== Your objective ==
Print exactly what lies from the line with "Output the Python" down to the line with "plt.rcParams['font.family'] = ['Lato', 'DejaVu", counting both of those lines, but not the pictures.

====

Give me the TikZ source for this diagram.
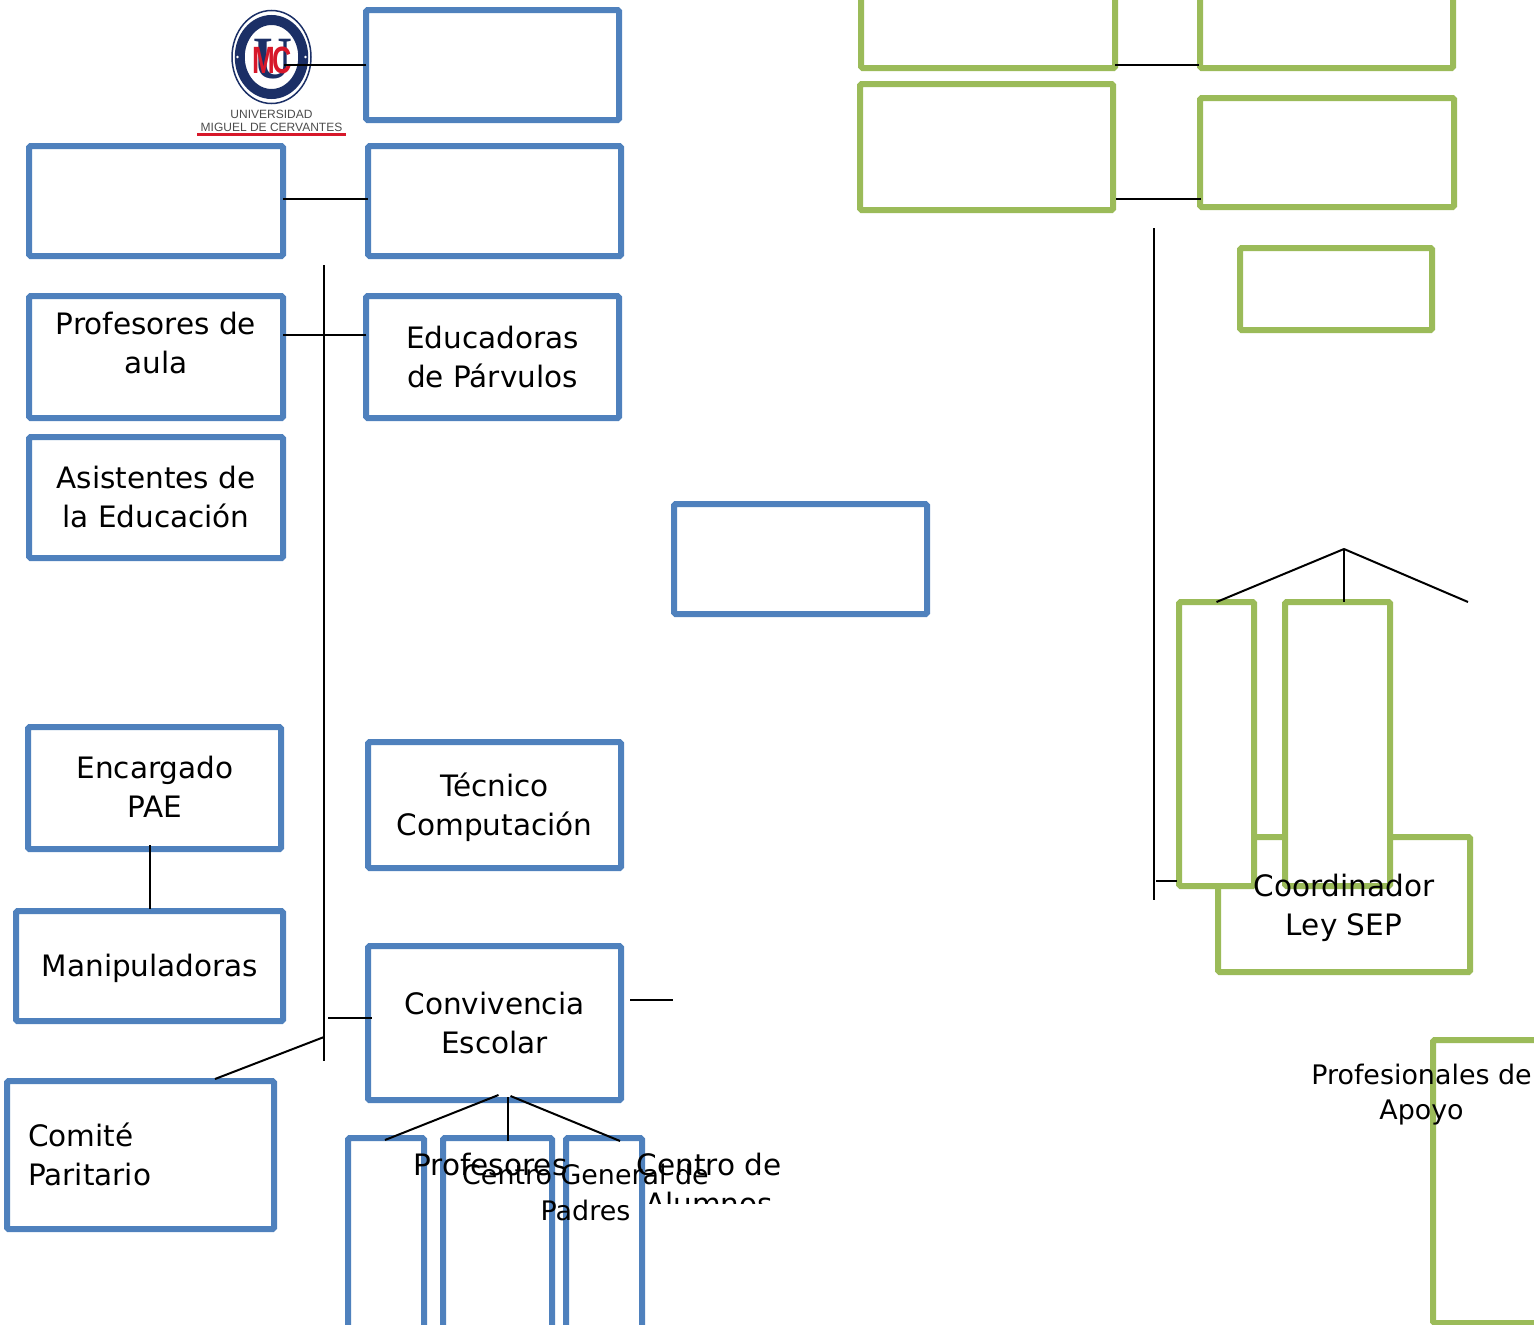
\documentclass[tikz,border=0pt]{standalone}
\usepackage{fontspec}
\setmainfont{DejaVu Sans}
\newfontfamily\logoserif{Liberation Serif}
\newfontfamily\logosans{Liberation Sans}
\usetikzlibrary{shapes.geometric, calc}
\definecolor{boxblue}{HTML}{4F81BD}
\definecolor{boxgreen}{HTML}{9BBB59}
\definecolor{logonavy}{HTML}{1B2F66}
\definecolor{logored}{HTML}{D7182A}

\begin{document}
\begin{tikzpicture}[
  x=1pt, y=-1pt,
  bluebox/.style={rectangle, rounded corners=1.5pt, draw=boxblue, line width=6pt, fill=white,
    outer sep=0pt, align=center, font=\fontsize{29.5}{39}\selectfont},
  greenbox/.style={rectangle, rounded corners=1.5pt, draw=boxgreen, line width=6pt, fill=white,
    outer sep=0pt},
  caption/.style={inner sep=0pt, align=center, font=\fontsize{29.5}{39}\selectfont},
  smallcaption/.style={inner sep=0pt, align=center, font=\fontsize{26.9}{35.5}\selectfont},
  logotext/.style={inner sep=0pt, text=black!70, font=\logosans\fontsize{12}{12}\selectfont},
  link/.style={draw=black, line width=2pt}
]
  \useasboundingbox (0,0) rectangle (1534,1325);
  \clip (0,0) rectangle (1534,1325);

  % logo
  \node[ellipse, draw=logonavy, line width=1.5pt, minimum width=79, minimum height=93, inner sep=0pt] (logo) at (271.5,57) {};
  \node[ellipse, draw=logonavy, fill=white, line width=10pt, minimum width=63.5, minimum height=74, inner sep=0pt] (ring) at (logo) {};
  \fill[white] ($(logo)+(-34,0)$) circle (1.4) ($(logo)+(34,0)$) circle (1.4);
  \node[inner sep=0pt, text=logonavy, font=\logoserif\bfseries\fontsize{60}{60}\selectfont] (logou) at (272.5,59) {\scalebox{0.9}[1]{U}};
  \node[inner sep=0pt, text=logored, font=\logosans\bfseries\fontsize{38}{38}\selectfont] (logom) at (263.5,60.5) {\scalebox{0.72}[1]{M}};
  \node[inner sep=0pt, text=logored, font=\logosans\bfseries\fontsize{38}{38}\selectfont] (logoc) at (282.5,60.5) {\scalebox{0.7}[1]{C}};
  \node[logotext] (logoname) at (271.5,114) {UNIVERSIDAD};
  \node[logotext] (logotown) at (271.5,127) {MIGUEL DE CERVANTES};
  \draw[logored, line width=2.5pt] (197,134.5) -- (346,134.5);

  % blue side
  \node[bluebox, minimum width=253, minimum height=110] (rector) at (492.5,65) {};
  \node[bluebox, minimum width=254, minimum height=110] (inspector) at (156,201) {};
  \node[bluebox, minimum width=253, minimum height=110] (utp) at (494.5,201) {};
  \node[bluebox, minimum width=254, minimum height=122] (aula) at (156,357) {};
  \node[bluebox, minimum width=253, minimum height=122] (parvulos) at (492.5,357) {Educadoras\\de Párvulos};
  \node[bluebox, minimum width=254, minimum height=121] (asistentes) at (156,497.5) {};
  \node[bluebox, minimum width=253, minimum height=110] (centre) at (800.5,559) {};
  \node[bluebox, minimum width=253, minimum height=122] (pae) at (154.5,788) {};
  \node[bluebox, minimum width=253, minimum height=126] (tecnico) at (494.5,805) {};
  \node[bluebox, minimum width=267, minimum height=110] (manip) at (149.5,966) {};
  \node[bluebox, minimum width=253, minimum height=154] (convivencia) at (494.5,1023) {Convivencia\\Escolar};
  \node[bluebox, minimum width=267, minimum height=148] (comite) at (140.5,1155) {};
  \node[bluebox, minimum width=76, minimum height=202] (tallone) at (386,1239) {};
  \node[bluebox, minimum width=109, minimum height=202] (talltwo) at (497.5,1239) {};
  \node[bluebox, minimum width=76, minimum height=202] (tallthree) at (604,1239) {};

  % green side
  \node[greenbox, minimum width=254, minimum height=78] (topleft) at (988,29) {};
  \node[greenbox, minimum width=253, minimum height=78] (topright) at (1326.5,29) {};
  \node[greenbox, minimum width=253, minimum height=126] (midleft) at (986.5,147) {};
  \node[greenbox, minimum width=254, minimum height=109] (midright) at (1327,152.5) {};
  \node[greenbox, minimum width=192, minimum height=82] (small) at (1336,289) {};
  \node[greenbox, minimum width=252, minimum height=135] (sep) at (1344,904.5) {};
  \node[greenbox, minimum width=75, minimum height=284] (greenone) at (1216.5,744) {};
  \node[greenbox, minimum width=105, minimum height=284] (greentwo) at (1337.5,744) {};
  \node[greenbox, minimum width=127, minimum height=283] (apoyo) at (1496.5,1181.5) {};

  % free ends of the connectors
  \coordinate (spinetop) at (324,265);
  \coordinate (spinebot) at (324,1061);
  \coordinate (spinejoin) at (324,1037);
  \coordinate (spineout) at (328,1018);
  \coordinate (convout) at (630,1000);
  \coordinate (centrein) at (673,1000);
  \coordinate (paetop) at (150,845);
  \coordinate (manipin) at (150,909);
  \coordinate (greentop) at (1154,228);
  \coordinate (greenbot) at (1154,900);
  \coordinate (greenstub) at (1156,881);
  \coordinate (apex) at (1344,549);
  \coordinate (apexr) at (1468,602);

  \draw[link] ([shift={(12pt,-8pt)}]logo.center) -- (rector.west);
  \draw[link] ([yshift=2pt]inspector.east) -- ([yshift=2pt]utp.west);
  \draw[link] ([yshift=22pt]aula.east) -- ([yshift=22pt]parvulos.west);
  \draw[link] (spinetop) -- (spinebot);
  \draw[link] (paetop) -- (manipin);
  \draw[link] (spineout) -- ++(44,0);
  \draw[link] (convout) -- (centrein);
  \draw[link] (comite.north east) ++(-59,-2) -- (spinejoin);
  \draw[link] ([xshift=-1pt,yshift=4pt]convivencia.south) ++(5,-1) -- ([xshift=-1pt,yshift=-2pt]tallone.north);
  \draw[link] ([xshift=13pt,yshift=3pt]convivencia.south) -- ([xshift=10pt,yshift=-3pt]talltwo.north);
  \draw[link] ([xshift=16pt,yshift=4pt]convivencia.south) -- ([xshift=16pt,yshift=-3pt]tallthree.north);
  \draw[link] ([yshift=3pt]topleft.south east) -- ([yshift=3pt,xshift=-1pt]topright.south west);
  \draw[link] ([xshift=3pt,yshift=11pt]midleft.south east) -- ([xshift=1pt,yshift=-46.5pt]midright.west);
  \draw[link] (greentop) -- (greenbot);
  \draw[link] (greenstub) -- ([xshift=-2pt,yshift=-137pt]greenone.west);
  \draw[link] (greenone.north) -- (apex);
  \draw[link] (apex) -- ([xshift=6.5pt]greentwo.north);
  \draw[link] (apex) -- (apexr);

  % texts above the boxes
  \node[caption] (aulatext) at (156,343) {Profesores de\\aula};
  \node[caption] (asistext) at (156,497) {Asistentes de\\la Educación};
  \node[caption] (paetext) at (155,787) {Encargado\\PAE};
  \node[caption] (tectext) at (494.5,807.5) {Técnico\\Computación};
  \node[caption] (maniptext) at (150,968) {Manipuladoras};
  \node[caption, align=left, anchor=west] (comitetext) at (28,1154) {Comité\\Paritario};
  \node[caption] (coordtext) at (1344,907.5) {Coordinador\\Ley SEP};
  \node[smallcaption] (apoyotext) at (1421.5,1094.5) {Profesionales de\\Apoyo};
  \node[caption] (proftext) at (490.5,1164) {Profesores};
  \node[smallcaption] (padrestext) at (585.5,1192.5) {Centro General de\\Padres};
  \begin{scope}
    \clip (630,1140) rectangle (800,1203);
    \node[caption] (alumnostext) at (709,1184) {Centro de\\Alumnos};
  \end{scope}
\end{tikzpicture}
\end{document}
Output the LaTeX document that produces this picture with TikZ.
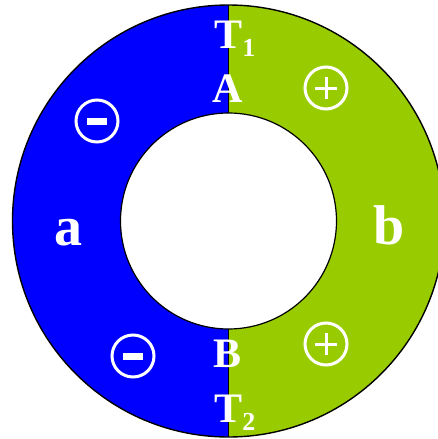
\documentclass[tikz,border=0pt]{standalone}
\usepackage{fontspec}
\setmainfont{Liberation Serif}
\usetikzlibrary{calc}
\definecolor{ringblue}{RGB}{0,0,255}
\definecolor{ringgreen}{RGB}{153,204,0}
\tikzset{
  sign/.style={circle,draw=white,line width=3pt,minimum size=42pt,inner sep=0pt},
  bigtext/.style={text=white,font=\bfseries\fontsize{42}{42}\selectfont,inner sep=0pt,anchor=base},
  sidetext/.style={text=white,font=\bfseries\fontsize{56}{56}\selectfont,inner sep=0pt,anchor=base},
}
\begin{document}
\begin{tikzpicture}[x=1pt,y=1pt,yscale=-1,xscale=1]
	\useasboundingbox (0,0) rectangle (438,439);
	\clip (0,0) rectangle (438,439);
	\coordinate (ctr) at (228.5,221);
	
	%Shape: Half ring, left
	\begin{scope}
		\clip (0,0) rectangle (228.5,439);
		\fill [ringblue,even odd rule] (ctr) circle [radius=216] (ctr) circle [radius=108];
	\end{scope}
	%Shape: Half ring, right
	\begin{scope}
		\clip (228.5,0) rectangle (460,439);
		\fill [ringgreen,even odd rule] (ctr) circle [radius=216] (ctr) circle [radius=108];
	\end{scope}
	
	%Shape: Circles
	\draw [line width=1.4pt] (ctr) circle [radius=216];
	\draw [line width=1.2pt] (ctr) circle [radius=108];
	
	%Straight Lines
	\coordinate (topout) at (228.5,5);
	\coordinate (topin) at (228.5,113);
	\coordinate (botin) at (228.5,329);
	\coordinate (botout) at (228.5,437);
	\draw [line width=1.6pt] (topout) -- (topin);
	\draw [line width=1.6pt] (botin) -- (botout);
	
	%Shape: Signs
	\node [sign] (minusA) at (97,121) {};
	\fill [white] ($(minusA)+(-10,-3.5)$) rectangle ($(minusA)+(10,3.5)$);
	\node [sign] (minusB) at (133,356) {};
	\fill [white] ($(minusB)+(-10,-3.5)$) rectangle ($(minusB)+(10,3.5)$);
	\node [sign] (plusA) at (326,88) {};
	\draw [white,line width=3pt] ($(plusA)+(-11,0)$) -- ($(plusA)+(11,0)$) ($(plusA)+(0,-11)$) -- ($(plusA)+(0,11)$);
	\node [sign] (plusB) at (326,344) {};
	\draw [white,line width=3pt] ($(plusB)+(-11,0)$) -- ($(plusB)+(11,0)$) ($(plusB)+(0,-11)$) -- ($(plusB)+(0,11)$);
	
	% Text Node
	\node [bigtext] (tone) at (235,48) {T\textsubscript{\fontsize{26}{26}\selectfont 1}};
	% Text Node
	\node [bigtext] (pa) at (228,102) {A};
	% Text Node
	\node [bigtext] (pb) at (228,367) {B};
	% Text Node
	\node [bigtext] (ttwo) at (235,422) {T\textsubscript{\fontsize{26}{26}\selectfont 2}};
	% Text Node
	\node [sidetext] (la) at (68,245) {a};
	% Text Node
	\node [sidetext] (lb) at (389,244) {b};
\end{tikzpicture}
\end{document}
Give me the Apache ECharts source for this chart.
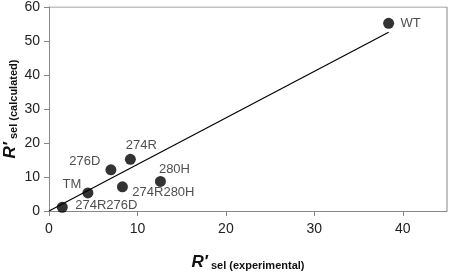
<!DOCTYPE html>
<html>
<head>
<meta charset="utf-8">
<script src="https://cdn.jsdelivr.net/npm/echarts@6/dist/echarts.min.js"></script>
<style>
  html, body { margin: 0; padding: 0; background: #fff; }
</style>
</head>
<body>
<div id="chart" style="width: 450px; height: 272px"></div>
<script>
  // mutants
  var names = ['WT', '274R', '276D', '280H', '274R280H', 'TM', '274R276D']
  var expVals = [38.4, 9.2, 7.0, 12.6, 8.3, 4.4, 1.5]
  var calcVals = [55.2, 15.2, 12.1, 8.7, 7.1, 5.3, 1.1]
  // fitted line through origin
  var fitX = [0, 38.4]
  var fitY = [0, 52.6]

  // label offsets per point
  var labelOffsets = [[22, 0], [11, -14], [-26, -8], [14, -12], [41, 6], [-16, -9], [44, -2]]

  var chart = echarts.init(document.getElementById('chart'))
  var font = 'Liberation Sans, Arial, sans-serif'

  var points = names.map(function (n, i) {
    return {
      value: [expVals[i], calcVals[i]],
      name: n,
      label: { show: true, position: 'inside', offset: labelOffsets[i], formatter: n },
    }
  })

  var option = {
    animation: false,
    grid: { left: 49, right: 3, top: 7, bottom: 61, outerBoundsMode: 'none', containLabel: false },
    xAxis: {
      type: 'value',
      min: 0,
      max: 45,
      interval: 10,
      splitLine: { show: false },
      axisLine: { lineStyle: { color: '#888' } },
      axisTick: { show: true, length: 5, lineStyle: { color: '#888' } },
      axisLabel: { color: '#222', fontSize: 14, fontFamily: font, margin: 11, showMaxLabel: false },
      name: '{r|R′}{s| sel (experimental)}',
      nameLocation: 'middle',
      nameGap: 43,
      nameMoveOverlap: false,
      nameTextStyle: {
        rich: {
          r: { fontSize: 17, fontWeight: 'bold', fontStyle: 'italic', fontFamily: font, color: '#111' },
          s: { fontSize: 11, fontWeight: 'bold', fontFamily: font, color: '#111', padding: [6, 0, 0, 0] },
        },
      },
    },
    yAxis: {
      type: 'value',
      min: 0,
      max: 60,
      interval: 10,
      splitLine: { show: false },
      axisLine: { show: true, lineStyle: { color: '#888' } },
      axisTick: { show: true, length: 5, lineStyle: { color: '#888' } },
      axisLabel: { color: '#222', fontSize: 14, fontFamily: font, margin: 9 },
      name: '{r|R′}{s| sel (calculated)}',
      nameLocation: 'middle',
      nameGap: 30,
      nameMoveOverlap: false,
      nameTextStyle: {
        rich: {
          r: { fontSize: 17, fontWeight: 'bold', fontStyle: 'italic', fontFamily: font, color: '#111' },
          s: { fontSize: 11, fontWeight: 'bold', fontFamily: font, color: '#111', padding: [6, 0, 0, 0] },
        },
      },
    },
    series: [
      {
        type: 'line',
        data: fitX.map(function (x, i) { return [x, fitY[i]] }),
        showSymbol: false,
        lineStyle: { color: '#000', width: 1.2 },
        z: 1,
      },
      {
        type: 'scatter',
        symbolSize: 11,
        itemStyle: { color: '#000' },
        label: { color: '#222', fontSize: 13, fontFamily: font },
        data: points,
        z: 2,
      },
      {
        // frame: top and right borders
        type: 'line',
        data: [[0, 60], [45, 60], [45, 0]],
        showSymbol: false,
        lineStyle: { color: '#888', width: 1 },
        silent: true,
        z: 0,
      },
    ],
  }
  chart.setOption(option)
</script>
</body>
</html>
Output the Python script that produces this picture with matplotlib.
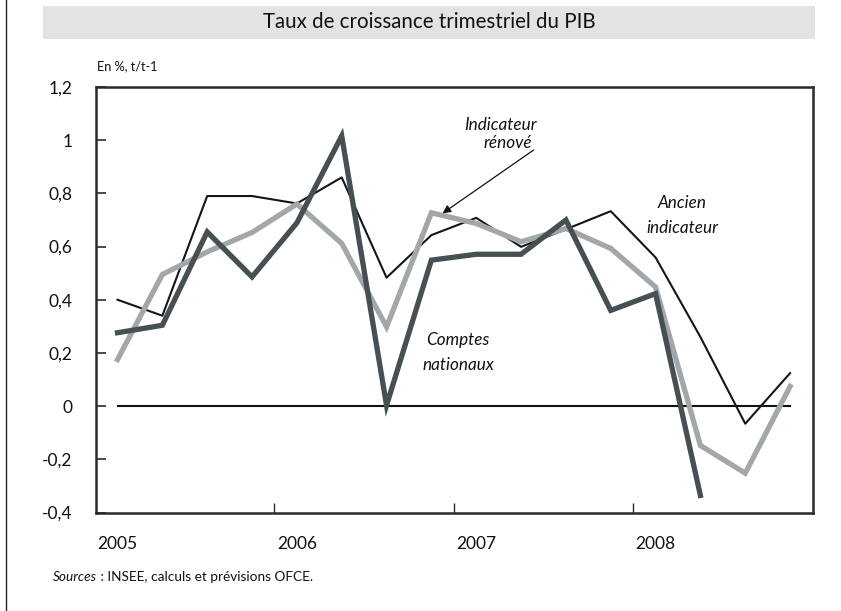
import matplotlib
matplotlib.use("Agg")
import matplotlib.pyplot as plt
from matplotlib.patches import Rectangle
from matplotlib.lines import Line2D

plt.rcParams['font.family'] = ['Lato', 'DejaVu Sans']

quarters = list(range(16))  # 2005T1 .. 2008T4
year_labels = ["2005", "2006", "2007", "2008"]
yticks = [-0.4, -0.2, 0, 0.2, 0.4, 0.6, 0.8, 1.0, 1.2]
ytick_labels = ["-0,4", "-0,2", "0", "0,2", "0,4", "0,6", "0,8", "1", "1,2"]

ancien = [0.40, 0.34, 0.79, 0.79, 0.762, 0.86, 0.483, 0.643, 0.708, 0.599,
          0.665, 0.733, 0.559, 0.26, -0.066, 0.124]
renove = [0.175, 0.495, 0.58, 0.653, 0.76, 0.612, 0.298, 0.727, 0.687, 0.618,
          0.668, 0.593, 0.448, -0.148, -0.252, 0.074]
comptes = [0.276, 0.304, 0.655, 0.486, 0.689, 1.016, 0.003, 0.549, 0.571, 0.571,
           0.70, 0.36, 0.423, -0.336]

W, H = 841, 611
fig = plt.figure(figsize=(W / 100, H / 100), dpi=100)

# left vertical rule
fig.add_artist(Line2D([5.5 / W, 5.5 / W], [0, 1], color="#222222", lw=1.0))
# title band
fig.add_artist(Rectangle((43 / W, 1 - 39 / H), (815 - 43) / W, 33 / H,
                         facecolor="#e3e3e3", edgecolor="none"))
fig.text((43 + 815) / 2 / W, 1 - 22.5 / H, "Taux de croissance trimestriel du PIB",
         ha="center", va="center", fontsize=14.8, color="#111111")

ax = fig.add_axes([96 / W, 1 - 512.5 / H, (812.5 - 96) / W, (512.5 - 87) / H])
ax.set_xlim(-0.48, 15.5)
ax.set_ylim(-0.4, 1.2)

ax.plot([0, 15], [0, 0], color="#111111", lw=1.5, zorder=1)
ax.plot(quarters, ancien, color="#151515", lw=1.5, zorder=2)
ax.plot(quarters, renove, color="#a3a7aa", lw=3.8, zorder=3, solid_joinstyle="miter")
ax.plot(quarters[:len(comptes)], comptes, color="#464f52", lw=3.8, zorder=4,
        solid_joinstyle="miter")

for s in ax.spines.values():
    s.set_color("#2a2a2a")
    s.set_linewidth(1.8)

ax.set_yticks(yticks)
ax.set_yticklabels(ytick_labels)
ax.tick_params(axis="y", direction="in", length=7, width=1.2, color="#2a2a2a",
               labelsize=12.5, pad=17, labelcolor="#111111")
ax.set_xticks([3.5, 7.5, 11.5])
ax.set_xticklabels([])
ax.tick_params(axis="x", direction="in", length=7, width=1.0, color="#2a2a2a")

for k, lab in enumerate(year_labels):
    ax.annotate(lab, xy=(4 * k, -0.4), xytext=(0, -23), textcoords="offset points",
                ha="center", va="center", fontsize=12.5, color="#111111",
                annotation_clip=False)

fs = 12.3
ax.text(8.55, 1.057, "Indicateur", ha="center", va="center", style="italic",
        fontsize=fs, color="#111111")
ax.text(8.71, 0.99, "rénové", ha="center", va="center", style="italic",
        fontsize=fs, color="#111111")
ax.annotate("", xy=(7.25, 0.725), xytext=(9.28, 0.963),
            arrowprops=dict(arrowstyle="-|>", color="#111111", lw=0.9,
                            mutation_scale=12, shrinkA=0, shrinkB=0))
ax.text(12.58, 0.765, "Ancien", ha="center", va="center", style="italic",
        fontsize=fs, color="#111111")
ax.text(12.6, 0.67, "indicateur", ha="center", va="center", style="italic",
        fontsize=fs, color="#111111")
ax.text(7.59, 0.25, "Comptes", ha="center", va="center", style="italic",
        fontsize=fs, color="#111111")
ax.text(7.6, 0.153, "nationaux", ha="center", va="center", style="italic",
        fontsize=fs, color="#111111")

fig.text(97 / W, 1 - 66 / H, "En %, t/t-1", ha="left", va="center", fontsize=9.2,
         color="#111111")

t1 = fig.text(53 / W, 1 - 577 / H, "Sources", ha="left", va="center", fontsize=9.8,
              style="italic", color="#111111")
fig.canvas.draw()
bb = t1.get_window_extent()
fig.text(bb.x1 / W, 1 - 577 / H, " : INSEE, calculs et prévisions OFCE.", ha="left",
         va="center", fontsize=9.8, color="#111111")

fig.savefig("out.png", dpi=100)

====

== Result below ==
Output the Python script that produces this picture with matplotlib.
import matplotlib
matplotlib.use("Agg")
import matplotlib.pyplot as plt
from matplotlib.patches import Rectangle
from matplotlib.lines import Line2D

plt.rcParams['font.family'] = ['Lato', 'DejaVu Sans']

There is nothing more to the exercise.